Material:

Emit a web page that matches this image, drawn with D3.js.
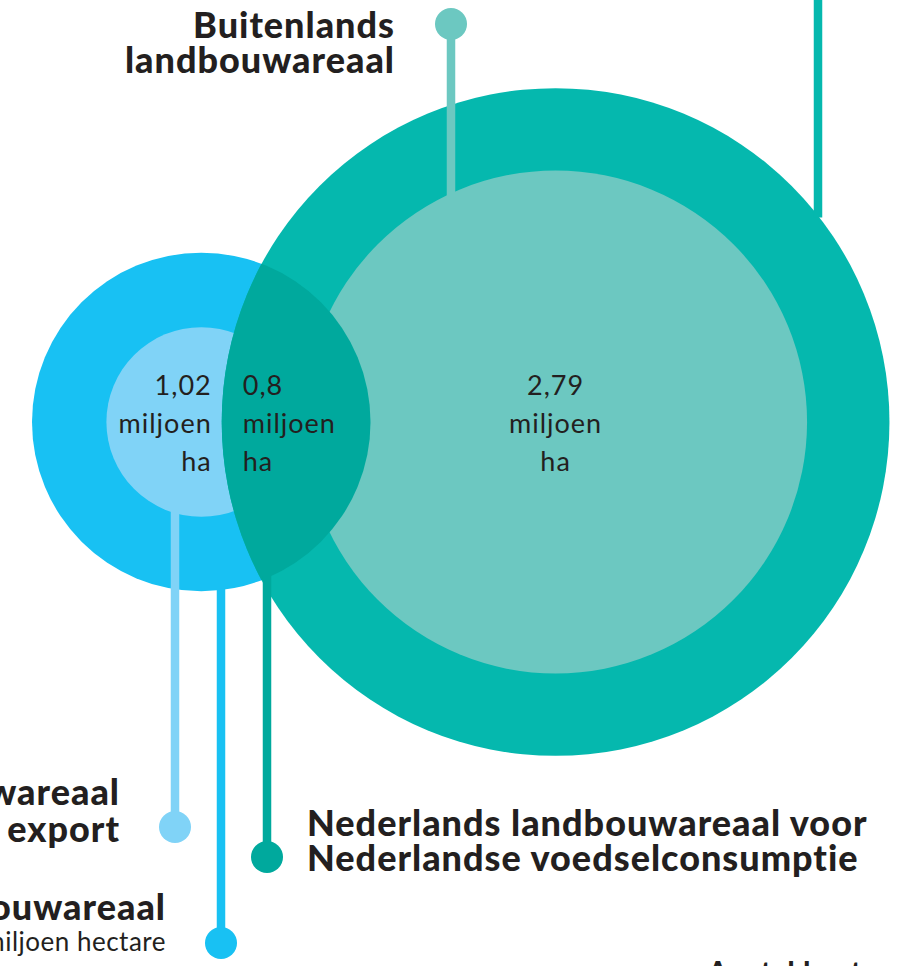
<!DOCTYPE html>
<html>
<head>
<meta charset="utf-8">
<script src="https://cdn.jsdelivr.net/npm/d3@7"></script>
<style>
  body { margin: 0; background: #fff; }
  svg { display: block; }
  text { fill: #231f20; font-family: Lato, "Open Sans", sans-serif; }
  .head { font-weight: 900; font-size: 36px; letter-spacing: 1px; }
  .sub { font-weight: 400; font-size: 26px; letter-spacing: 0.5px; }
  .num { font-weight: 400; font-size: 27px; letter-spacing: 1px; }
</style>
</head>
<body>
<svg></svg>
<script>
// miljoen hectare
const parts = ['export', 'overlap', 'buitenland'];
const values = [1.02, 0.8, 2.79];
const valueLabels = ['1,02', '0,8', '2,79'];
const unitLines = ['miljoen', 'ha'];

const headForeign = ['Buitenlands', 'landbouwareaal'];
const headExport = ['Nederlands landbouwareaal', 'voor export'];
const headNl = ['Nederlands landbouwareaal'];
const subNl = ['1,82 miljoen hectare'];
const headCons = ['Nederlands landbouwareaal voor', 'Nederlandse voedselconsumptie'];
const footLabel = ['Aantal hectare'];

const width = 903;
const height = 966;

const colors = {
  teal: '#05b8ae',
  lightTeal: '#6cc8c1',
  blue: '#18c1f3',
  lightBlue: '#80d3f7',
  overlap: '#00a99d'
};

const nlTotal = values[0] + values[1];
const consTotal = values[1] + values[2];

const rScale = d3.scaleLinear()
                 .domain([0, 1])
                 .range([0, 93]);

const cy = 422;
const x0 = 32;
const nlR = rScale(nlTotal);
const nlCx = x0 + nlR;
const exportR = rScale(values[0]);
const consR = rScale(consTotal);
const consLeft = x0 + 2 * exportR;
const consCx = consLeft + consR;
const foreignR = rScale(values[2]) - 8;

const svg = d3.select('svg')
    .attr('width', width)
    .attr('height', height);

svg.append('defs')
  .append('clipPath')
    .attr('id', 'nl-clip')
  .append('circle')
    .attr('cx', nlCx)
    .attr('cy', cy)
    .attr('r', nlR);

const circles = [
  {cx: nlCx, r: nlR, fill: colors.blue},
  {cx: nlCx, r: exportR, fill: colors.lightBlue},
  {cx: consCx, r: consR, fill: colors.teal},
  {cx: consCx, r: foreignR, fill: colors.lightTeal}
];

svg.selectAll('.bubble')
  .data(circles)
  .enter()
  .append('circle')
    .classed('bubble', true)
    .attr('cx', d => d.cx)
    .attr('cy', cy)
    .attr('r', d => d.r)
    .attr('fill', d => d.fill);

// overlap: NL area used for NL consumption
svg.append('circle')
    .attr('clip-path', 'url(#nl-clip)')
    .attr('cx', consCx)
    .attr('cy', cy)
    .attr('r', consR)
    .attr('fill', colors.overlap);

const edgeY = (cx, r, x, dir) => cy + dir * Math.sqrt(r * r - (x - cx) * (x - cx));

const leaders = [
  {x: 451, end: 24, start: edgeY(consCx, foreignR, 451, -1) + 4, color: colors.lightTeal, dot: true},
  {x: 818, end: 0, start: edgeY(consCx, consR, 818, -1) + 2, color: colors.teal, dot: false},
  {x: 175, end: 827, start: edgeY(nlCx, exportR, 175, 1) - 2, color: colors.lightBlue, dot: true},
  {x: 221, end: 943, start: edgeY(nlCx, nlR, 221, 1) - 2, color: colors.blue, dot: true},
  {x: 267, end: 857, start: edgeY(nlCx, nlR, 267, 1) - 2, color: colors.overlap, dot: true}
];

svg.selectAll('.leader')
  .data(leaders)
  .enter()
  .append('line')
    .classed('leader', true)
    .attr('x1', d => d.x)
    .attr('x2', d => d.x)
    .attr('y1', d => d.start)
    .attr('y2', d => d.end)
    .attr('stroke', d => d.color)
    .attr('stroke-width', 8.5);

svg.selectAll('.dot')
  .data(leaders.filter(d => d.dot))
  .enter()
  .append('circle')
    .classed('dot', true)
    .attr('cx', d => d.x)
    .attr('cy', d => d.end)
    .attr('r', 16)
    .attr('fill', d => d.color);

function textBlock(lines, x, y, anchor, cls, step) {
  const t = svg.append('text')
      .attr('class', cls)
      .attr('text-anchor', anchor);
  t.selectAll('tspan')
    .data(lines)
    .enter()
    .append('tspan')
      .attr('x', x)
      .attr('y', (d, i) => y + i * step)
      .text(d => d);
  return t;
}

// value labels inside the circles
const numPos = [
  {x: consLeft - 10, anchor: 'end'},
  {x: consLeft + 21, anchor: 'start'},
  {x: consCx, anchor: 'middle'}
];
parts.forEach((p, i) => {
  textBlock([valueLabels[i]].concat(unitLines), numPos[i].x, cy - 27, numPos[i].anchor, 'num', 38);
});

textBlock(headForeign, 395, 38, 'end', 'head', 35);
textBlock(headExport, 120, 805, 'end', 'head', 37);
textBlock(headNl, 166, 920, 'end', 'head', 35);
textBlock(subNl, 166, 951, 'end', 'sub', 30);
textBlock(headCons, 307, 836, 'start', 'head', 35);
textBlock(footLabel, 708, 982, 'start', 'head', 30).style('font-size', '28px');
</script>
</body>
</html>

Your task:
Transcribe all of the material exactly, leaving out whatever pictures it contains.

Exercise solution:
Emit a web page that matches this image, drawn with D3.js.
<!DOCTYPE html>
<html>
<head>
<meta charset="utf-8">
<script src="https://cdn.jsdelivr.net/npm/d3@7"></script>
<style>
  body { margin: 0; background: #fff; }
  svg { display: block; }
  text { fill: #231f20; font-family: Lato, "Open Sans", sans-serif; }
  .head { font-weight: 900; font-size: 36px; letter-spacing: 1px; }
  .sub { font-weight: 400; font-size: 26px; letter-spacing: 0.5px; }
  .num { font-weight: 400; font-size: 27px; letter-spacing: 1px; }
</style>
</head>
<body>
<svg></svg>
<script>
// miljoen hectare
const parts = ['export', 'overlap', 'buitenland'];
const values = [1.02, 0.8, 2.79];
const valueLabels = ['1,02', '0,8', '2,79'];
const unitLines = ['miljoen', 'ha'];

const headForeign = ['Buitenlands', 'landbouwareaal'];
const headExport = ['Nederlands landbouwareaal', 'voor export'];
const headNl = ['Nederlands landbouwareaal'];
const subNl = ['1,82 miljoen hectare'];
const headCons = ['Nederlands landbouwareaal voor', 'Nederlandse voedselconsumptie'];
const footLabel = ['Aantal hectare'];

const width = 903;
const height = 966;

const colors = {
  teal: '#05b8ae',
  lightTeal: '#6cc8c1',
  blue: '#18c1f3',
  lightBlue: '#80d3f7',
  overlap: '#00a99d'
};

const nlTotal = values[0] + values[1];
const consTotal = values[1] + values[2];

const rScale = d3.scaleLinear()
                 .domain([0, 1])
                 .range([0, 93]);

const cy = 422;
const x0 = 32;
const nlR = rScale(nlTotal);
const nlCx = x0 + nlR;
const exportR = rScale(values[0]);
const consR = rScale(consTotal);
const consLeft = x0 + 2 * exportR;
const consCx = consLeft + consR;
const foreignR = rScale(values[2]) - 8;

const svg = d3.select('svg')
    .attr('width', width)
    .attr('height', height);

svg.append('defs')
  .append('clipPath')
    .attr('id', 'nl-clip')
  .append('circle')
    .attr('cx', nlCx)
    .attr('cy', cy)
    .attr('r', nlR);

const circles = [
  {cx: nlCx, r: nlR, fill: colors.blue},
  {cx: nlCx, r: exportR, fill: colors.lightBlue},
  {cx: consCx, r: consR, fill: colors.teal},
  {cx: consCx, r: foreignR, fill: colors.lightTeal}
];

svg.selectAll('.bubble')
  .data(circles)
  .enter()
  .append('circle')
    .classed('bubble', true)
    .attr('cx', d => d.cx)
    .attr('cy', cy)
    .attr('r', d => d.r)
    .attr('fill', d => d.fill);

// overlap: NL area used for NL consumption
svg.append('circle')
    .attr('clip-path', 'url(#nl-clip)')
    .attr('cx', consCx)
    .attr('cy', cy)
    .attr('r', consR)
    .attr('fill', colors.overlap);

const edgeY = (cx, r, x, dir) => cy + dir * Math.sqrt(r * r - (x - cx) * (x - cx));

const leaders = [
  {x: 451, end: 24, start: edgeY(consCx, foreignR, 451, -1) + 4, color: colors.lightTeal, dot: true},
  {x: 818, end: 0, start: edgeY(consCx, consR, 818, -1) + 2, color: colors.teal, dot: false},
  {x: 175, end: 827, start: edgeY(nlCx, exportR, 175, 1) - 2, color: colors.lightBlue, dot: true},
  {x: 221, end: 943, start: edgeY(nlCx, nlR, 221, 1) - 2, color: colors.blue, dot: true},
  {x: 267, end: 857, start: edgeY(nlCx, nlR, 267, 1) - 2, color: colors.overlap, dot: true}
];

svg.selectAll('.leader')
  .data(leaders)
  .enter()
  .append('line')
    .classed('leader', true)
    .attr('x1', d => d.x)
    .attr('x2', d => d.x)
    .attr('y1', d => d.start)
    .attr('y2', d => d.end)
    .attr('stroke', d => d.color)
    .attr('stroke-width', 8.5);

svg.selectAll('.dot')
  .data(leaders.filter(d => d.dot))
  .enter()
  .append('circle')
    .classed('dot', true)
    .attr('cx', d => d.x)
    .attr('cy', d => d.end)
    .attr('r', 16)
    .attr('fill', d => d.color);

function textBlock(lines, x, y, anchor, cls, step) {
  const t = svg.append('text')
      .attr('class', cls)
      .attr('text-anchor', anchor);
  t.selectAll('tspan')
    .data(lines)
    .enter()
    .append('tspan')
      .attr('x', x)
      .attr('y', (d, i) => y + i * step)
      .text(d => d);
  return t;
}

// value labels inside the circles
const numPos = [
  {x: consLeft - 10, anchor: 'end'},
  {x: consLeft + 21, anchor: 'start'},
  {x: consCx, anchor: 'middle'}
];
parts.forEach((p, i) => {
  textBlock([valueLabels[i]].concat(unitLines), numPos[i].x, cy - 27, numPos[i].anchor, 'num', 38);
});

textBlock(headForeign, 395, 38, 'end', 'head', 35);
textBlock(headExport, 120, 805, 'end', 'head', 37);
textBlock(headNl, 166, 920, 'end', 'head', 35);
textBlock(subNl, 166, 951, 'end', 'sub', 30);
textBlock(headCons, 307, 836, 'start', 'head', 35);
textBlock(footLabel, 708, 982, 'start', 'head', 30).style('font-size', '28px');
</script>
</body>
</html>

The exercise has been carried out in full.